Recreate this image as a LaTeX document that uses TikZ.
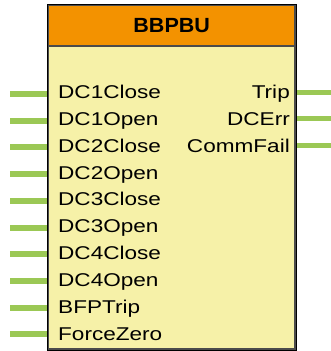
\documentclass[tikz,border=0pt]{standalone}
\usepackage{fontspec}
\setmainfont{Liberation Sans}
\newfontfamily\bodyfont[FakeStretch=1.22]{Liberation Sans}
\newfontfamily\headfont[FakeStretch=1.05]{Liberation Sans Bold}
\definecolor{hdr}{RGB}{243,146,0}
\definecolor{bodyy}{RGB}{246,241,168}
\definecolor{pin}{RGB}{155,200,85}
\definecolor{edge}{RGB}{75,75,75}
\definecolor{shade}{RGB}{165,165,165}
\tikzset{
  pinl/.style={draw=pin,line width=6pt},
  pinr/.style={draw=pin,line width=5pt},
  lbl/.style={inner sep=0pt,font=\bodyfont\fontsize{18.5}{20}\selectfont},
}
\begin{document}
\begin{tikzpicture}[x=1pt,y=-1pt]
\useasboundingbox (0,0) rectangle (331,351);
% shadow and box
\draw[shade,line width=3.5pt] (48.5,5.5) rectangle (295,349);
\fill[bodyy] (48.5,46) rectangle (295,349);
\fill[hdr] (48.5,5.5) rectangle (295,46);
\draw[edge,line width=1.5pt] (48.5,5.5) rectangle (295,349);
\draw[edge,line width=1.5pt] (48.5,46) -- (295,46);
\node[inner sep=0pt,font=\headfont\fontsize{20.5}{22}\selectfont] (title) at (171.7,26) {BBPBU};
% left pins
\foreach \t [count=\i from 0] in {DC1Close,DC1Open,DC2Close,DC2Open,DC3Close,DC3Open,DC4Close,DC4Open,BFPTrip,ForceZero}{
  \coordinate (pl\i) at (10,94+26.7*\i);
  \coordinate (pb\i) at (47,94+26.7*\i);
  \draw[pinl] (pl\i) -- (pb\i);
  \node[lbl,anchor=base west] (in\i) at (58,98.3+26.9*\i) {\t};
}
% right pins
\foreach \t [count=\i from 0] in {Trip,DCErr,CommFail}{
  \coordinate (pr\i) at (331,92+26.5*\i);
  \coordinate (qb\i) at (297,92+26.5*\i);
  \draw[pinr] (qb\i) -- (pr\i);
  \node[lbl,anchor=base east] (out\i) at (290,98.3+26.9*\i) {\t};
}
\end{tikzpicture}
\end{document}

________________

What this task involves
Give all the lines above again, character for character, without pictures.

Exercise solution
Recreate this image as a LaTeX document that uses TikZ.
\documentclass[tikz,border=0pt]{standalone}
\usepackage{fontspec}
\setmainfont{Liberation Sans}
\newfontfamily\bodyfont[FakeStretch=1.22]{Liberation Sans}
\newfontfamily\headfont[FakeStretch=1.05]{Liberation Sans Bold}
\definecolor{hdr}{RGB}{243,146,0}
\definecolor{bodyy}{RGB}{246,241,168}
\definecolor{pin}{RGB}{155,200,85}
\definecolor{edge}{RGB}{75,75,75}
\definecolor{shade}{RGB}{165,165,165}
\tikzset{
  pinl/.style={draw=pin,line width=6pt},
  pinr/.style={draw=pin,line width=5pt},
  lbl/.style={inner sep=0pt,font=\bodyfont\fontsize{18.5}{20}\selectfont},
}
\begin{document}
\begin{tikzpicture}[x=1pt,y=-1pt]
\useasboundingbox (0,0) rectangle (331,351);
% shadow and box
\draw[shade,line width=3.5pt] (48.5,5.5) rectangle (295,349);
\fill[bodyy] (48.5,46) rectangle (295,349);
\fill[hdr] (48.5,5.5) rectangle (295,46);
\draw[edge,line width=1.5pt] (48.5,5.5) rectangle (295,349);
\draw[edge,line width=1.5pt] (48.5,46) -- (295,46);
\node[inner sep=0pt,font=\headfont\fontsize{20.5}{22}\selectfont] (title) at (171.7,26) {BBPBU};
% left pins
\foreach \t [count=\i from 0] in {DC1Close,DC1Open,DC2Close,DC2Open,DC3Close,DC3Open,DC4Close,DC4Open,BFPTrip,ForceZero}{
  \coordinate (pl\i) at (10,94+26.7*\i);
  \coordinate (pb\i) at (47,94+26.7*\i);
  \draw[pinl] (pl\i) -- (pb\i);
  \node[lbl,anchor=base west] (in\i) at (58,98.3+26.9*\i) {\t};
}
% right pins
\foreach \t [count=\i from 0] in {Trip,DCErr,CommFail}{
  \coordinate (pr\i) at (331,92+26.5*\i);
  \coordinate (qb\i) at (297,92+26.5*\i);
  \draw[pinr] (qb\i) -- (pr\i);
  \node[lbl,anchor=base east] (out\i) at (290,98.3+26.9*\i) {\t};
}
\end{tikzpicture}
\end{document}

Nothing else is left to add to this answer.